1.  Play the following game: one person starts telling a story. He stops after a few sentences, and the next player continues his story. There is no limit to the number of players. It is a great idea to record the story, so that it can be distributed to the participants later, for the enjoyment of everyone. This is a very fun activity that trains your child (and you too, if you are participating) to think creatively.

2.  Prepare a series of pictures. The pictures can be taken from a book, from several books, from newspapers – or even downloaded from the Internet and printed on a home printer. Put the pictures next to each other, and let your child tell a story, using those pictures. You can take turns, your child and you, developing the story based on the pictures. This game can have several variations: put the pictures face down on the table, then turn them over one by one, to continue the story. Gradually increase the speed of turning the pictures over, so that the story teller has to come up with the story continuation faster and faster. When you are done with a set of pictures, just change the order, and see if your child can come up with a different story, based on the new order.

3.  Prepare a series of words written on cards. Play the same game – tell a story using these words. You can use the same variations as above.

4.  Play a piece of classical music, and let your child tell you what kind of mood does this music create, what kind of story does this music tell?

5.  Play a piece of music, and have your child paint a picture that shows the mood this music creates, or tells the story this music is telling.

6.  When your child comes up with a story in one of the previous activities, ask your child to change the story in order to change the mood. For example, if the story is sad – can he change the story to be happy? Can he change it to be a mystery? Can he change it to be a comedy, or a funny story?

7.  When reading a book with your child, always ask open ended and thought provoking questions like: How would you handle this situation? What could the character do differently? How do you think did the character feel?
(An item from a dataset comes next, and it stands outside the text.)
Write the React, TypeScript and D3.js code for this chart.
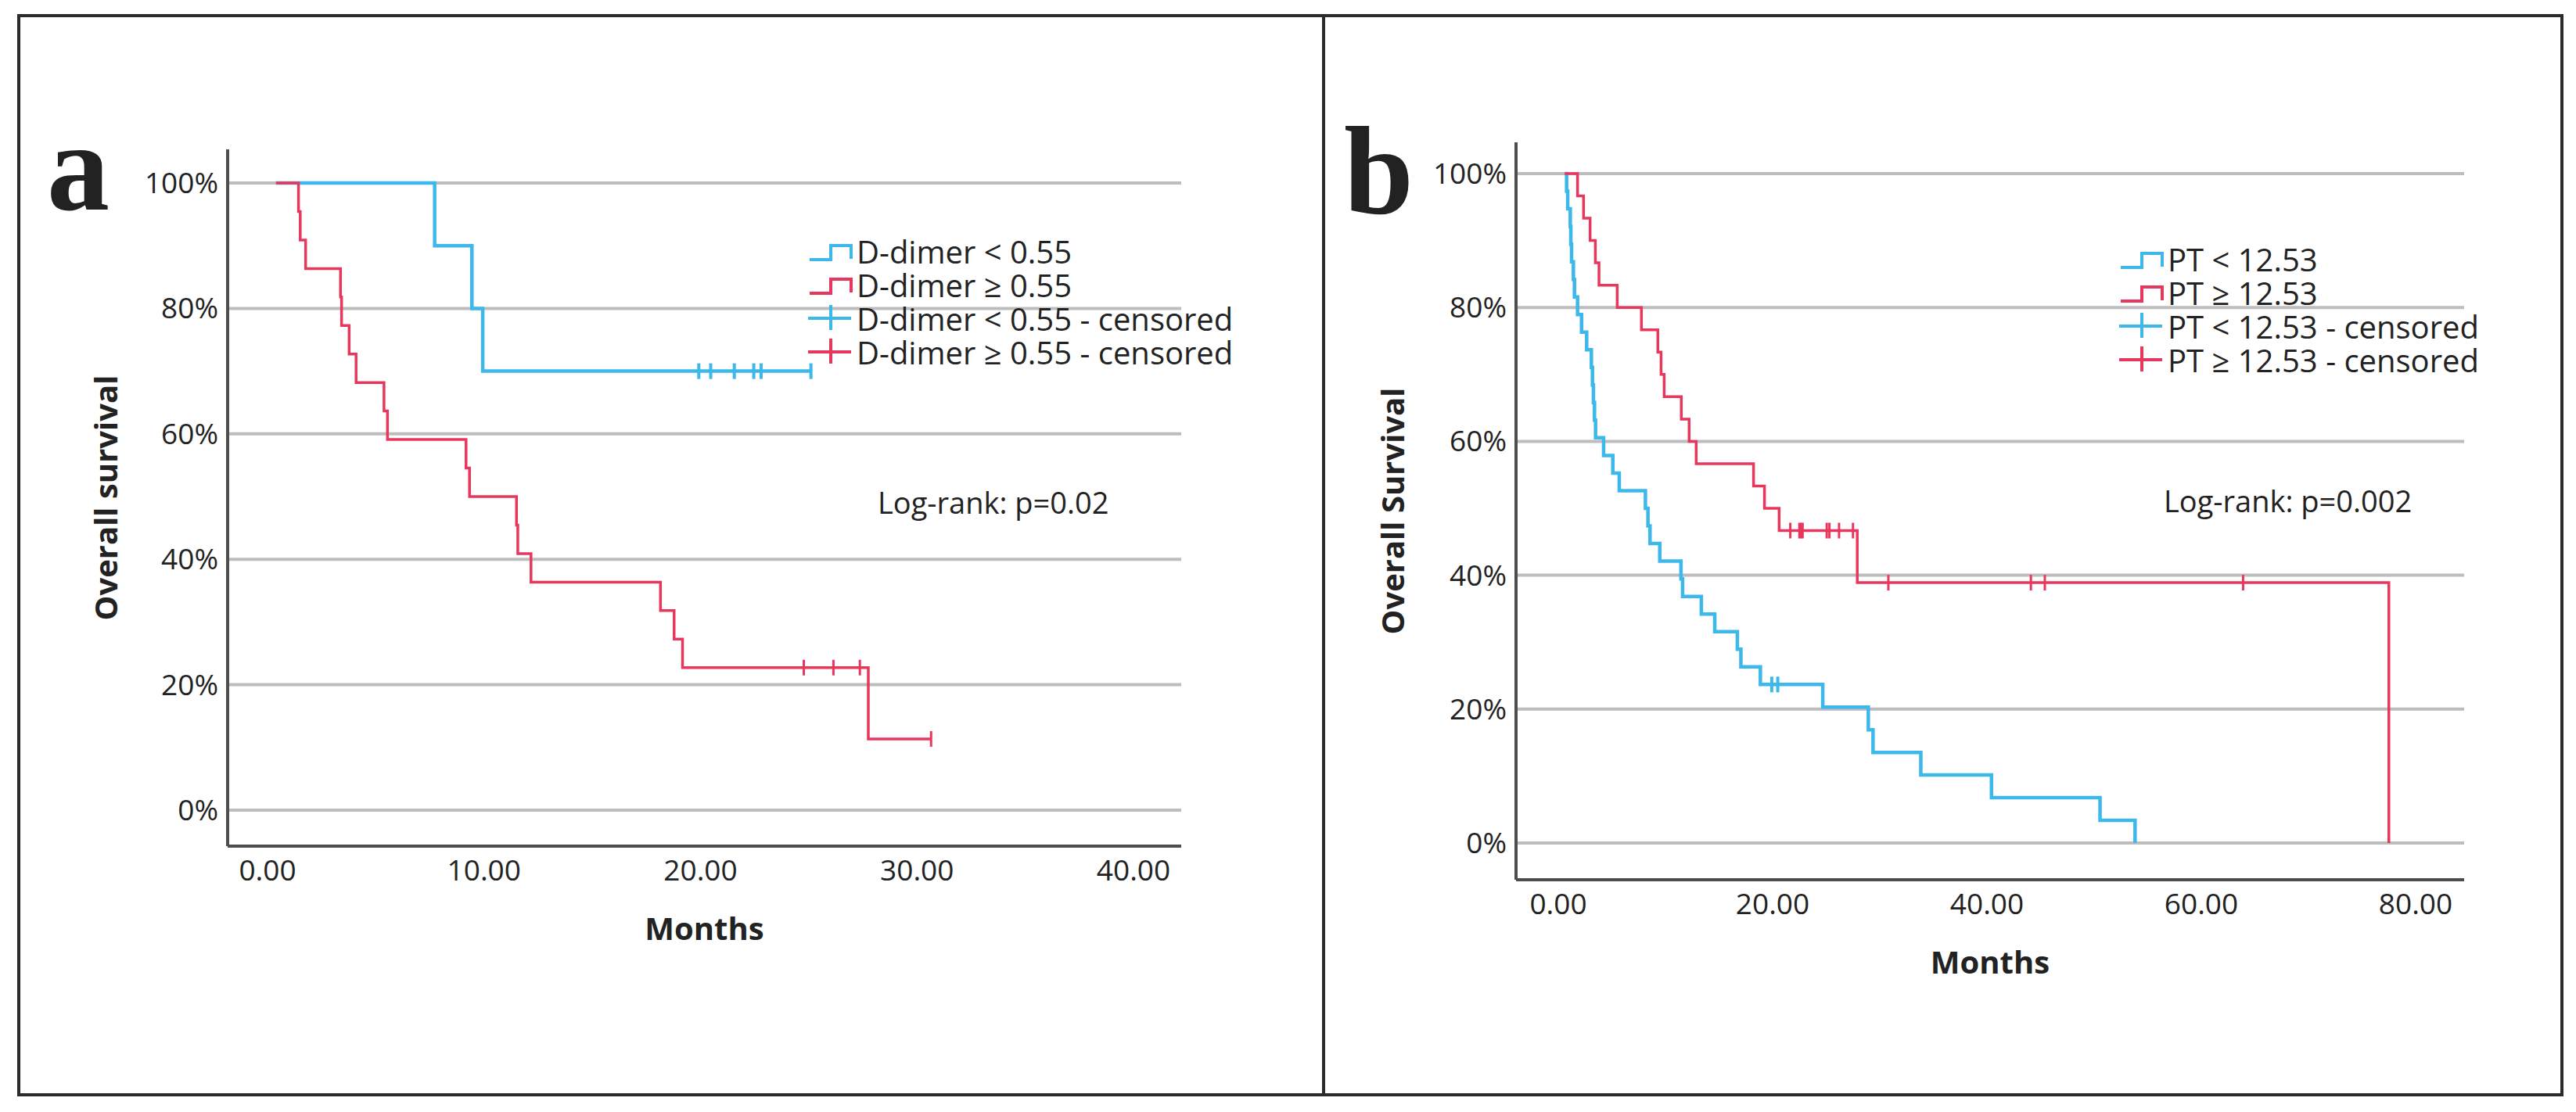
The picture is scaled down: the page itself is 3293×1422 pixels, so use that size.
import React from 'react';
import * as d3 from 'd3';

// shared axis values
const survTicks = [0, 0.2, 0.4, 0.6, 0.8, 1];
const survTickLabels = ['0%', '20%', '40%', '60%', '80%', '100%'];

// panel a: D-dimer
const aMonthTicks = [0, 10, 20, 30, 40];
const aLowLabel = 'D-dimer < 0.55';
const aHighLabel = 'D-dimer ≥ 0.55';
const aLowStart = 0.39;
const aLowTimes = [7.72, 9.44, 9.94];
const aLowSurv = [0.9, 0.8, 0.7];
const aLowCensored = [19.92, 20.47, 21.56, 22.46, 22.8, 25.1];
const aLowEnd = 25.1;
const aHighStart = 0.39;
const aHighTimes = [1.43, 1.51, 1.76, 3.37, 3.42, 3.77, 4.09, 5.38, 5.54, 9.17, 9.33, 11.5, 11.56, 12.17, 18.15, 18.78, 19.17, 27.75];
const aHighSurv = [0.9545, 0.9091, 0.8636, 0.8182, 0.7727, 0.7273, 0.6818, 0.6364, 0.5909, 0.5455, 0.5, 0.4545, 0.4091, 0.3636, 0.3182, 0.2727, 0.2273, 0.1136];
const aHighCensored = [24.77, 26.14, 27.36, 30.65];
const aHighEnd = 30.65;

// panel b: PT
const bMonthTicks = [0, 20, 40, 60, 80];
const bLowLabel = 'PT < 12.53';
const bHighLabel = 'PT ≥ 12.53';
const bLowStart = 0.6;
const bLowTimes = [0.78, 0.88, 1.12, 1.17, 1.24, 1.41, 1.51, 1.8, 2.17, 2.65, 3.09, 3.19, 3.28, 3.38, 3.48, 4.23, 5.09, 5.69, 8.13, 8.37, 8.56, 9.47, 11.45, 11.6, 13.35, 14.6, 16.71, 17.04, 18.86, 24.68, 28.93, 29.37, 33.83, 40.42, 50.55, 53.82];
const bLowSurv = [0.9737, 0.9474, 0.9211, 0.8947, 0.8684, 0.8421, 0.8158, 0.7895, 0.7632, 0.7368, 0.7105, 0.6842, 0.6579, 0.6316, 0.6053, 0.5789, 0.5526, 0.5263, 0.5, 0.4737, 0.4474, 0.4211, 0.3947, 0.3684, 0.3421, 0.3158, 0.2895, 0.2632, 0.2368, 0.203, 0.1692, 0.1353, 0.1015, 0.0677, 0.0338, 0];
const bLowCensored = [19.92, 20.48];
const bLowEnd = 53.82;
const bHighStart = 0.6;
const bHighTimes = [1.8, 2.36, 2.97, 3.46, 3.8, 5.5, 7.76, 9.29, 9.59, 9.88, 11.48, 12.21, 12.87, 18.22, 19.24, 20.61, 27.9, 77.5];
const bHighSurv = [0.9667, 0.9333, 0.9, 0.8667, 0.8333, 0.8, 0.7667, 0.7333, 0.7, 0.6667, 0.6333, 0.6, 0.5667, 0.5333, 0.5, 0.4667, 0.3889, 0];
const bHighCensored = [21.65, 22.5, 22.65, 22.8, 25.05, 25.3, 26.2, 27.5, 30.8, 44.1, 45.4, 63.9];
const bHighEnd = 77.5;

const BLUE = '#3cb8ea';
const RED = '#e8375c';
const FONT = '"Open Sans", "Noto Sans", sans-serif';

interface Series {
  start: number;
  times: number[];
  surv: number[];
  censored: number[];
  end: number;
  color: string;
  width: number;
}

interface PanelProps {
  letter: string;
  yLabel: string;
  logRank: string;
  labels: [string, string];
  ticks: number[];
  series: [Series, Series];
  x0: number; x1: number; yTop: number; yBot: number;
  axisX: number; axisTop: number; axisY: number; axisRight: number;
  letterX: number; letterY: number; yLabelX: number;
  legendX: number; legendBase: number; logX: number; logY: number;
}

// survival level just after time t (for placing censor marks)
function survAt(s: Series, t: number) {
  const i = d3.bisectRight(s.times, t);
  return i === 0 ? 1 : s.surv[i - 1];
}

function Panel(p: PanelProps) {
  const x = d3.scaleLinear().domain([0, p.ticks[p.ticks.length - 1]]).range([p.x0, p.x1]);
  const y = d3.scaleLinear().domain([0, 1]).range([p.yBot, p.yTop]);
  const line = d3.line<[number, number]>()
    .x(d => x(d[0]))
    .y(d => y(d[1]))
    .curve(d3.curveStepAfter);
  const fmt = d3.format('.2f');

  const curves = p.series.map((s, k) => {
    const pts: [number, number][] = [[s.start, 1]];
    s.times.forEach((t, i) => pts.push([t, s.surv[i]]));
    pts.push([s.end, s.surv[s.surv.length - 1]]);
    return (
      <g key={k}>
        <path d={line(pts) || ''} fill="none" stroke={s.color} strokeWidth={s.width} />
        {s.censored.map((c, i) => (
          <line key={i} x1={x(c)} x2={x(c)} y1={y(survAt(s, c)) - 10} y2={y(survAt(s, c)) + 10}
            stroke={s.color} strokeWidth={s.width - 0.5} />
        ))}
      </g>
    );
  });

  const rowGap = 43;
  const lx = p.legendX;
  const legendRows = [
    { text: p.labels[0], color: p.series[0].color, kind: 'step' },
    { text: p.labels[1], color: p.series[1].color, kind: 'step' },
    { text: p.labels[0] + ' - censored', color: p.series[0].color, kind: 'cens' },
    { text: p.labels[1] + ' - censored', color: p.series[1].color, kind: 'cens' },
  ];

  const yMid = (p.axisTop + p.axisY) / 2;

  return (
    <g>
      {survTicks.map((t, i) => (
        <g key={i}>
          <line x1={p.axisX} x2={p.axisRight} y1={y(t)} y2={y(t)} stroke="#bdbdbd" strokeWidth={4} />
          <text x={p.axisX - 12} y={y(t)} dy="0.35em" textAnchor="end" fontSize={37} fill="#222">
            {survTickLabels[i]}
          </text>
        </g>
      ))}
      <line x1={p.axisX} x2={p.axisX} y1={p.axisTop} y2={p.axisY} stroke="#4d4d4d" strokeWidth={4} />
      <line x1={p.axisX} x2={p.axisRight} y1={p.axisY} y2={p.axisY} stroke="#4d4d4d" strokeWidth={4} />
      {p.ticks.map((t, i) => (
        <text key={i} x={x(t)} y={p.axisY + 44} textAnchor="middle" fontSize={37} fill="#222">
          {fmt(t)}
        </text>
      ))}
      <text x={(p.axisX + p.axisRight) / 2} y={p.axisY + 120} textAnchor="middle" fontSize={40}
        fontWeight="bold" fill="#222">Months</text>
      <text transform={`translate(${p.yLabelX},${yMid}) rotate(-90)`} textAnchor="middle" fontSize={40}
        fontWeight="bold" fill="#222">{p.yLabel}</text>
      {curves}
      {legendRows.map((r, i) => {
        const b = p.legendBase + i * rowGap;
        return (
          <g key={i}>
            {r.kind === 'step' ? (
              <path d={`M${lx},${b - 5} H${lx + 27} V${b - 23} H${lx + 53} V${b - 6}`} fill="none"
                stroke={r.color} strokeWidth={4} />
            ) : (
              <g stroke={r.color} strokeWidth={4}>
                <line x1={lx - 2} x2={lx + 53} y1={b - 16} y2={b - 16} />
                <line x1={lx + 27} x2={lx + 27} y1={b - 33} y2={b - 1} />
              </g>
            )}
            <text x={lx + 60} y={b} fontSize={40} fill="#222">{r.text}</text>
          </g>
        );
      })}
      <text x={p.logX} y={p.logY} fontSize={38} fill="#222">{p.logRank}</text>
      <text x={p.letterX} y={p.letterY} fontSize={160} fontWeight="bold" fill="#222"
        fontFamily='"Liberation Serif", "DejaVu Serif", serif'>{p.letter}</text>
    </g>
  );
}

export default function App() {
  const W = 3293;
  const H = 1422;
  return (
    <svg width={W} height={H} style={{ position: 'absolute', left: 0, top: 0, background: '#fff' }}
      fontFamily={FONT}>
      <rect x={0} y={0} width={W} height={H} fill="#fff" />
      <rect x={24} y={20} width={3251} height={1380} fill="none" stroke="#2b2b2b" strokeWidth={4} />
      <line x1={1692} x2={1692} y1={20} y2={1400} stroke="#2b2b2b" strokeWidth={4} />
      <Panel
        letter="a" yLabel="Overall survival" logRank="Log-rank: p=0.02"
        labels={[aLowLabel, aHighLabel]} ticks={aMonthTicks}
        series={[
          { start: aLowStart, times: aLowTimes, surv: aLowSurv, censored: aLowCensored, end: aLowEnd, color: BLUE, width: 4.5 },
          { start: aHighStart, times: aHighTimes, surv: aHighSurv, censored: aHighCensored, end: aHighEnd, color: RED, width: 3.5 },
        ]}
        x0={342} x1={1449} yTop={234} yBot={1036}
        axisX={291} axisTop={191} axisY={1082} axisRight={1510}
        letterX={60} letterY={268} yLabelX={150}
        legendX={1035} legendBase={337} logX={1122} logY={657}
      />
      <Panel
        letter="b" yLabel="Overall Survival" logRank="Log-rank: p=0.002"
        labels={[bLowLabel, bHighLabel]} ticks={bMonthTicks}
        series={[
          { start: bLowStart, times: bLowTimes, surv: bLowSurv, censored: bLowCensored, end: bLowEnd, color: BLUE, width: 4.5 },
          { start: bHighStart, times: bHighTimes, surv: bHighSurv, censored: bHighCensored, end: bHighEnd, color: RED, width: 3.5 },
        ]}
        x0={1992} x1={3088} yTop={222} yBot={1078}
        axisX={1938} axisTop={182} axisY={1125} axisRight={3150}
        letterX={1718} letterY={273} yLabelX={1795}
        legendX={2711} legendBase={347} logX={2766} logY={655}
      />
    </svg>
  );
}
8.  Print several pictures on paper. (You can use cardboard if you’d like to make the pieces more durable). Cut each picture into 9 parts (or more, if you want to make this game more complex). Now let your child put the pictures back together. After putting all pieces back together into the original pictures, you can mix the pieces, so that your child can create new pictures, combining pieces from different pictures. Start with two pictures mixed together,and advance to more and more pictures. Start with bigger pieces, cutting the picture into 4 parts only, and advance to smaller and smaller pieces, cutting the picture into more and more pieces. Also, use more and more complicated pictures, that include more details.

9.  Play “pretend” games with your child often, or use “role playing” with your child. When you read a story, ask your child to play the role of his favorite character.

10. When your child has friends visiting, have them come up with a short play and perform it for the parents. This is always a fun activity for the children, and it also keeps them very busy.

11. Encourage your child to paint a picture of an object. Then have him paint it in different colors. For example, ask your child to paint or draw a bunch of fruit. Then have him change the colors of all the fruit. Have a red banana, yellow apple and so forth.

12. Choose a day a week, and have all family members do their routine activities in a different way. For example, brush their teeth in a different way than usual. Take a different way to school. Sing instead of talking. Get up earlier, and and play a new game. Walk backwards… Be creative, and encourage your child to be creative too.

13. Don’t ever discourage your child from using his imagination. If your child tells an imaginary story, always praise him and acknowledge the creativity. If your child comes up with an original answer to a question, even if the answer is incorrect, acknowledge creative thinking.

14. Keep your eyes open for any signs of creativity and originality. Always praise and encourage these traits.

Have fun, and enjoy! To your child’s creativity!